** START Provided material **

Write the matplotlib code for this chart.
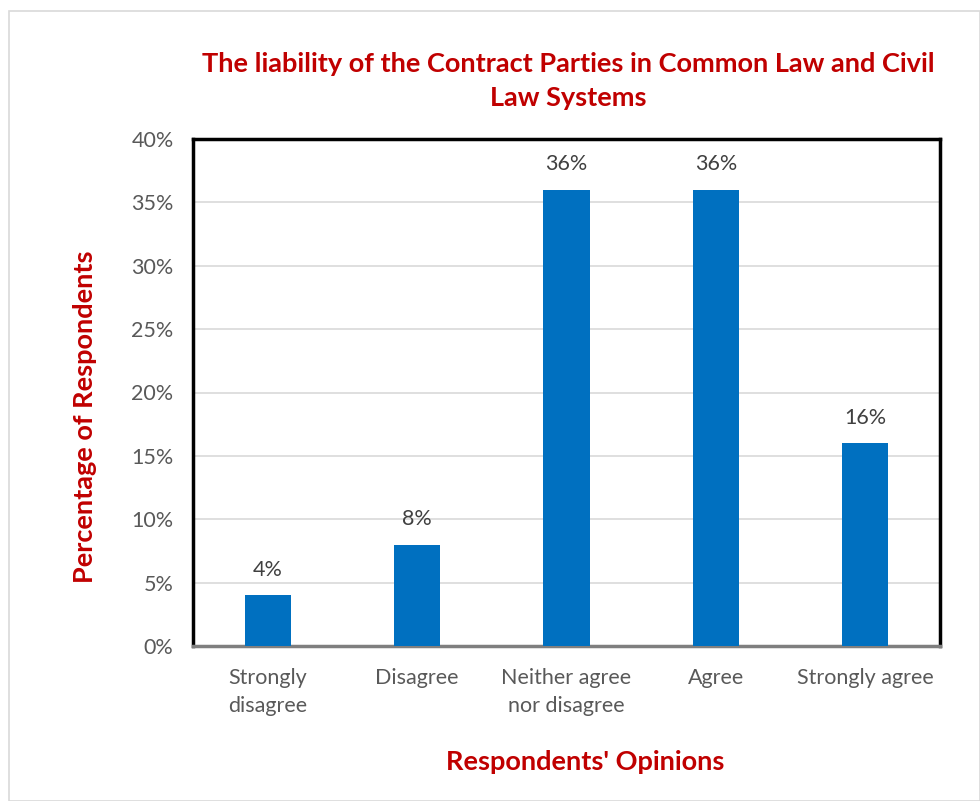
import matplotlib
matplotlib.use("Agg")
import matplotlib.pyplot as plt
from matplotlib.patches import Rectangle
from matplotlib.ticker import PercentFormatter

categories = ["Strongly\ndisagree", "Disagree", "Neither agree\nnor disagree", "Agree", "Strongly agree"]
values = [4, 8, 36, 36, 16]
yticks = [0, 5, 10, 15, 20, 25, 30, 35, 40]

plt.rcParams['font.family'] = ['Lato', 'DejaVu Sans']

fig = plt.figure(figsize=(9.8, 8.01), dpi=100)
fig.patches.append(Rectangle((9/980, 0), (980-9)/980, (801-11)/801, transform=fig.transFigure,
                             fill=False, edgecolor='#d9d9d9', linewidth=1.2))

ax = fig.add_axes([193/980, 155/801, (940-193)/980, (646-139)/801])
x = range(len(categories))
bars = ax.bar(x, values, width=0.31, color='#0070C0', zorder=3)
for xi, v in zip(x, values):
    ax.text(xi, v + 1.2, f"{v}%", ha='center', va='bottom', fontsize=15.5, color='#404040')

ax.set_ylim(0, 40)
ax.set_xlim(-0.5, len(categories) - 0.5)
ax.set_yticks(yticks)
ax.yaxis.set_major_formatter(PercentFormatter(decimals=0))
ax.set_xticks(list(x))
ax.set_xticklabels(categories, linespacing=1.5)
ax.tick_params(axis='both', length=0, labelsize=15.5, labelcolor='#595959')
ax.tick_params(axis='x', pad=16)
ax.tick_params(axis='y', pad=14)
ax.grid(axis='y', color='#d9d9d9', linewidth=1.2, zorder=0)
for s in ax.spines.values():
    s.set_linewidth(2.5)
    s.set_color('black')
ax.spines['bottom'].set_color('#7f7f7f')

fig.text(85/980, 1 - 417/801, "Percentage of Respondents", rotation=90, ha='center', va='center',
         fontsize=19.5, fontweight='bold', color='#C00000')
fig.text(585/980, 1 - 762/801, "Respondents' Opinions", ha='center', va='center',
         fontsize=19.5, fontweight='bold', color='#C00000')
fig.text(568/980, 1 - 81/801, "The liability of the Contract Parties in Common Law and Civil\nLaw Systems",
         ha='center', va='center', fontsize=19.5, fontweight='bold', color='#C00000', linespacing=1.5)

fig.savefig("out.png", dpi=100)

** END Provided material **

▶ **Directions for this task**
Leave out the pictures and restate, word for word, the lines from the top of the data through the line containing "ax.text(xi, v +", both included.

▶ **Correct answer**
Write the matplotlib code for this chart.
import matplotlib
matplotlib.use("Agg")
import matplotlib.pyplot as plt
from matplotlib.patches import Rectangle
from matplotlib.ticker import PercentFormatter

categories = ["Strongly\ndisagree", "Disagree", "Neither agree\nnor disagree", "Agree", "Strongly agree"]
values = [4, 8, 36, 36, 16]
yticks = [0, 5, 10, 15, 20, 25, 30, 35, 40]

plt.rcParams['font.family'] = ['Lato', 'DejaVu Sans']

fig = plt.figure(figsize=(9.8, 8.01), dpi=100)
fig.patches.append(Rectangle((9/980, 0), (980-9)/980, (801-11)/801, transform=fig.transFigure,
                             fill=False, edgecolor='#d9d9d9', linewidth=1.2))

ax = fig.add_axes([193/980, 155/801, (940-193)/980, (646-139)/801])
x = range(len(categories))
bars = ax.bar(x, values, width=0.31, color='#0070C0', zorder=3)
for xi, v in zip(x, values):
    ax.text(xi, v + 1.2, f"{v}%", ha='center', va='bottom', fontsize=15.5, color='#404040')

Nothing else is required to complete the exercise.